## Data excerpt
--

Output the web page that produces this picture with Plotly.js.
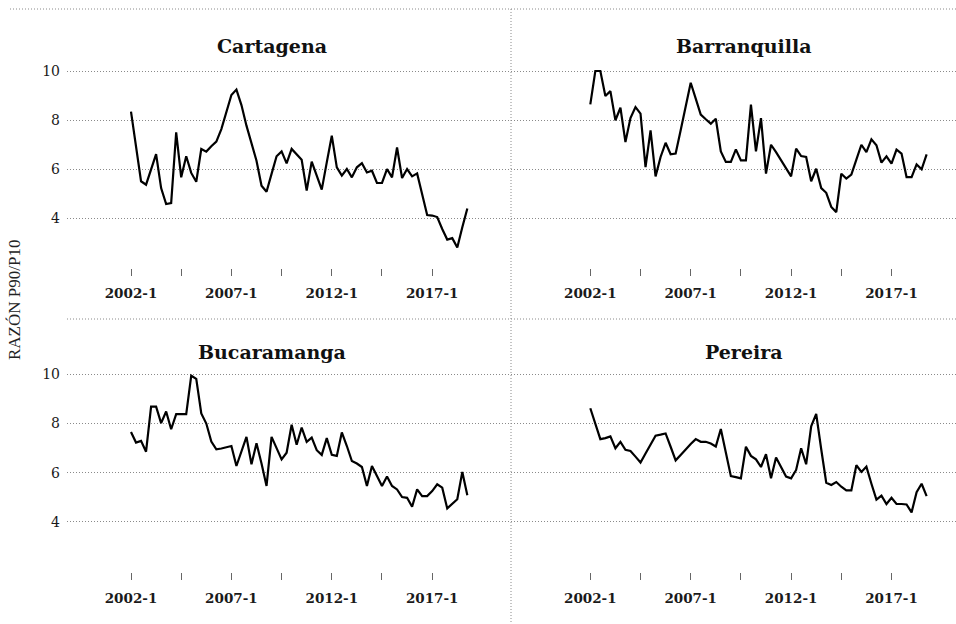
<!DOCTYPE html>
<html>
<head>
<meta charset="utf-8">
<script src="https://cdn.plot.ly/plotly-3.0.1.min.js"></script>
<style>html,body{margin:0;padding:0;background:#fff;}#chart{width:956px;height:624px;}</style>
</head>
<body>
<div id="chart"></div>
<script>
const periods = [
 "2002-1","2002-2","2002-3","2002-4","2003-1","2003-2","2003-3","2003-4",
 "2004-1","2004-2","2004-3","2004-4","2005-1","2005-2","2005-3","2005-4",
 "2006-1","2006-2","2006-3","2006-4","2007-1","2007-2","2007-3","2007-4",
 "2008-1","2008-2","2008-3","2008-4","2009-1","2009-2","2009-3","2009-4",
 "2010-1","2010-2","2010-3","2010-4","2011-1","2011-2","2011-3","2011-4",
 "2012-1","2012-2","2012-3","2012-4","2013-1","2013-2","2013-3","2013-4",
 "2014-1","2014-2","2014-3","2014-4","2015-1","2015-2","2015-3","2015-4",
 "2016-1","2016-2","2016-3","2016-4","2017-1","2017-2","2017-3","2017-4",
 "2018-1","2018-2","2018-3","2018-4"
];

const cartagena = [8.34, 6.90, 5.50, 5.36, 6.00, 6.61, 5.22, 4.57, 4.61, 7.50,
 5.66, 6.52, 5.84, 5.48, 6.82, 6.71, 6.93, 7.12, 7.63, 8.31,
 9.02, 9.24, 8.61, 7.77, 7.09, 6.34, 5.32, 5.07, 5.80, 6.52,
 6.72, 6.23, 6.82, 6.61, 6.38, 5.12, 6.30, 5.73, 5.16, 6.27,
 7.36, 6.07, 5.73, 6.00, 5.66, 6.07, 6.24, 5.86, 5.93, 5.43,
 5.43, 6.00, 5.66, 6.88, 5.63, 6.00, 5.70, 5.82, 4.98, 4.12,
 4.10, 4.04, 3.55, 3.12, 3.18, 2.80, 3.62, 4.39];

const barranquilla = [8.64, 10.0, 10.0, 8.98, 9.18, 7.99, 8.50, 7.10, 8.08, 8.53,
 8.26, 6.08, 7.58, 5.70, 6.49, 7.07, 6.60, 6.63, 7.58, 8.53,
 9.52, 8.87, 8.22, 8.03, 7.85, 8.05, 6.72, 6.29, 6.29, 6.80,
 6.35, 6.35, 8.63, 6.72, 8.08, 5.81, 6.99, 6.69, 6.35, 6.04,
 5.70, 6.83, 6.53, 6.49, 5.50, 6.01, 5.22, 5.03, 4.45, 4.24,
 5.81, 5.61, 5.77, 6.38, 6.99, 6.69, 7.21, 6.97, 6.26, 6.52,
 6.22, 6.79, 6.63, 5.67, 5.67, 6.19, 5.99, 6.60];

const bucaramanga = [7.65, 7.22, 7.29, 6.85, 8.68, 8.68, 8.01, 8.48, 7.76, 8.37,
 8.37, 8.37, 9.93, 9.80, 8.40, 7.99, 7.26, 6.95, 6.98, 7.04,
 7.08, 6.27, 6.85, 7.45, 6.34, 7.19, 6.37, 5.46, 7.45, 6.99,
 6.54, 6.81, 7.94, 7.13, 7.83, 7.25, 7.42, 6.91, 6.72, 7.40,
 6.72, 6.68, 7.63, 7.08, 6.47, 6.37, 6.23, 5.46, 6.27, 5.86,
 5.46, 5.84, 5.46, 5.32, 5.01, 4.98, 4.62, 5.32, 5.05, 5.05,
 5.25, 5.53, 5.39, 4.55, 4.74, 4.92, 6.03, 5.08];

const pereira = [8.61, 7.97, 7.36, 7.40, 7.47, 6.99, 7.25, 6.93, 6.88, 6.65,
 6.41, 6.78, 7.16, 7.50, 7.54, 7.59, 7.05, 6.50, 6.72, 6.95,
 7.16, 7.36, 7.25, 7.25, 7.18, 7.06, 7.77, 6.82, 5.86, 5.82,
 5.77, 7.05, 6.68, 6.54, 6.23, 6.75, 5.77, 6.61, 6.20, 5.84,
 5.77, 6.11, 6.99, 6.34, 7.88, 8.38, 6.95, 5.59, 5.50, 5.62,
 5.43, 5.28, 5.28, 6.30, 6.03, 6.24, 5.55, 4.91, 5.07, 4.73,
 4.98, 4.73, 4.73, 4.71, 4.39, 5.21, 5.55, 5.05];

const cities = ["Cartagena", "Barranquilla", "Bucaramanga", "Pereira"];
const seriesList = [cartagena, barranquilla, bucaramanga, pereira];

const tickVals = ["2002-1","2004-3","2007-1","2009-3","2012-1","2014-3","2017-1"];
const tickText = ["2002-1","","2007-1","","2012-1","","2017-1"];
const yTickVals = [2, 4, 6, 8, 10];
const yTickText = ["", "4", "6", "8", "10"];
const yTitle = "RAZÓN P90/P10";

const W = 956, H = 624;
const GRID = "#8a8a8a";
const DOTS = "1px,2px";

const traces = seriesList.map((vals, k) => ({
  type: "scatter", mode: "lines",
  x: periods, y: vals,
  xaxis: k === 0 ? "x" : "x" + (k + 1),
  yaxis: k === 0 ? "y" : "y" + (k + 1),
  line: {color: "#000", width: 2.2},
  hoverinfo: "x+y", showlegend: false
}));

const xDomL = [67 / W, 511 / W], xDomR = [511 / W, 1];
const xRngL = [-12.75, 75.7], xRngR = [-15.8, 72.85];
const yDomT = [1 - 268 / H, 1 - 63.65 / H], yDomB = [1 - 572.3 / H, 1 - 366.6 / H];
const yRng = [1.96, 10.3];

function xax(dom, rng, anchor) {
  return {
    domain: dom, range: rng, anchor: anchor, type: "category",
    tickmode: "array", tickvals: tickVals, ticktext: tickText,
    ticks: "outside", ticklen: 7, tickwidth: 1, tickcolor: "#666",
    showgrid: false, zeroline: false, showline: false,
    tickfont: {family: "DejaVu Serif", size: 13.5, color: "#1a1a1a", weight: "bold"},
    ticklabelstandoff: 6
  };
}
function yax(dom, anchor, showLabels) {
  return {
    domain: dom, range: yRng, anchor: anchor,
    tickmode: "array", tickvals: yTickVals, ticktext: yTickText,
    ticks: "", showticklabels: showLabels,
    showgrid: true, gridcolor: GRID, gridwidth: 1, griddash: DOTS,
    zeroline: false, showline: false,
    tickfont: {family: "DejaVu Serif", size: 14, color: "#1a1a1a"},
    ticklabelstandoff: 6
  };
}

function lineShape(x0, y0, x1, y1) {
  return {type: "line", xref: "paper", yref: "paper",
    x0: x0 / W, y0: 1 - y0 / H, x1: x1 / W, y1: 1 - y1 / H,
    line: {color: GRID, width: 1, dash: DOTS}};
}

const titlePos = [[271.7, 46], [743.5, 46], [271.7, 352], [743.6, 352]];
const annotations = cities.map((c, k) => ({
  text: "<b>" + c + "</b>", xref: "paper", yref: "paper",
  x: titlePos[k][0] / W, y: 1 - titlePos[k][1] / H,
  xanchor: "center", yanchor: "middle", showarrow: false,
  font: {family: "DejaVu Serif", size: 19, color: "#111"}
}));
annotations.push({
  text: yTitle, xref: "paper", yref: "paper",
  x: 14 / W, y: 1 - 300 / H, xanchor: "center", yanchor: "middle",
  textangle: -90, showarrow: false,
  font: {family: "Liberation Serif", size: 17, color: "#222"}
});

const layout = {
  width: W, height: H, margin: {l: 0, r: 0, t: 0, b: 0},
  paper_bgcolor: "#fff", plot_bgcolor: "rgba(0,0,0,0)",
  showlegend: false,
  xaxis: xax(xDomL, xRngL, "y"),
  yaxis: yax(yDomT, "x", true),
  xaxis2: xax(xDomR, xRngR, "y2"),
  yaxis2: yax(yDomT, "x2", false),
  xaxis3: xax(xDomL, xRngL, "y3"),
  yaxis3: yax(yDomB, "x3", true),
  xaxis4: xax(xDomR, xRngR, "y4"),
  yaxis4: yax(yDomB, "x4", false),
  shapes: [
    lineShape(10, 9, 956, 9),
    lineShape(67, 319, 956, 319),
    lineShape(511, 9, 511, 624)
  ],
  annotations: annotations
};

Plotly.newPlot("chart", traces, layout, {displayModeBar: false, staticPlot: true});
</script>
</body>
</html>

--

## Exercise goal
Leave out the pictures and repeat the lines from the start of the material through the line with "6.22, 6.79, 6.63, 5.67, 5.67, 6.19, 5.99, 6.60];", inclusive.

## Full response
Output the web page that produces this picture with Plotly.js.
<!DOCTYPE html>
<html>
<head>
<meta charset="utf-8">
<script src="https://cdn.plot.ly/plotly-3.0.1.min.js"></script>
<style>html,body{margin:0;padding:0;background:#fff;}#chart{width:956px;height:624px;}</style>
</head>
<body>
<div id="chart"></div>
<script>
const periods = [
 "2002-1","2002-2","2002-3","2002-4","2003-1","2003-2","2003-3","2003-4",
 "2004-1","2004-2","2004-3","2004-4","2005-1","2005-2","2005-3","2005-4",
 "2006-1","2006-2","2006-3","2006-4","2007-1","2007-2","2007-3","2007-4",
 "2008-1","2008-2","2008-3","2008-4","2009-1","2009-2","2009-3","2009-4",
 "2010-1","2010-2","2010-3","2010-4","2011-1","2011-2","2011-3","2011-4",
 "2012-1","2012-2","2012-3","2012-4","2013-1","2013-2","2013-3","2013-4",
 "2014-1","2014-2","2014-3","2014-4","2015-1","2015-2","2015-3","2015-4",
 "2016-1","2016-2","2016-3","2016-4","2017-1","2017-2","2017-3","2017-4",
 "2018-1","2018-2","2018-3","2018-4"
];

const cartagena = [8.34, 6.90, 5.50, 5.36, 6.00, 6.61, 5.22, 4.57, 4.61, 7.50,
 5.66, 6.52, 5.84, 5.48, 6.82, 6.71, 6.93, 7.12, 7.63, 8.31,
 9.02, 9.24, 8.61, 7.77, 7.09, 6.34, 5.32, 5.07, 5.80, 6.52,
 6.72, 6.23, 6.82, 6.61, 6.38, 5.12, 6.30, 5.73, 5.16, 6.27,
 7.36, 6.07, 5.73, 6.00, 5.66, 6.07, 6.24, 5.86, 5.93, 5.43,
 5.43, 6.00, 5.66, 6.88, 5.63, 6.00, 5.70, 5.82, 4.98, 4.12,
 4.10, 4.04, 3.55, 3.12, 3.18, 2.80, 3.62, 4.39];

const barranquilla = [8.64, 10.0, 10.0, 8.98, 9.18, 7.99, 8.50, 7.10, 8.08, 8.53,
 8.26, 6.08, 7.58, 5.70, 6.49, 7.07, 6.60, 6.63, 7.58, 8.53,
 9.52, 8.87, 8.22, 8.03, 7.85, 8.05, 6.72, 6.29, 6.29, 6.80,
 6.35, 6.35, 8.63, 6.72, 8.08, 5.81, 6.99, 6.69, 6.35, 6.04,
 5.70, 6.83, 6.53, 6.49, 5.50, 6.01, 5.22, 5.03, 4.45, 4.24,
 5.81, 5.61, 5.77, 6.38, 6.99, 6.69, 7.21, 6.97, 6.26, 6.52,
 6.22, 6.79, 6.63, 5.67, 5.67, 6.19, 5.99, 6.60];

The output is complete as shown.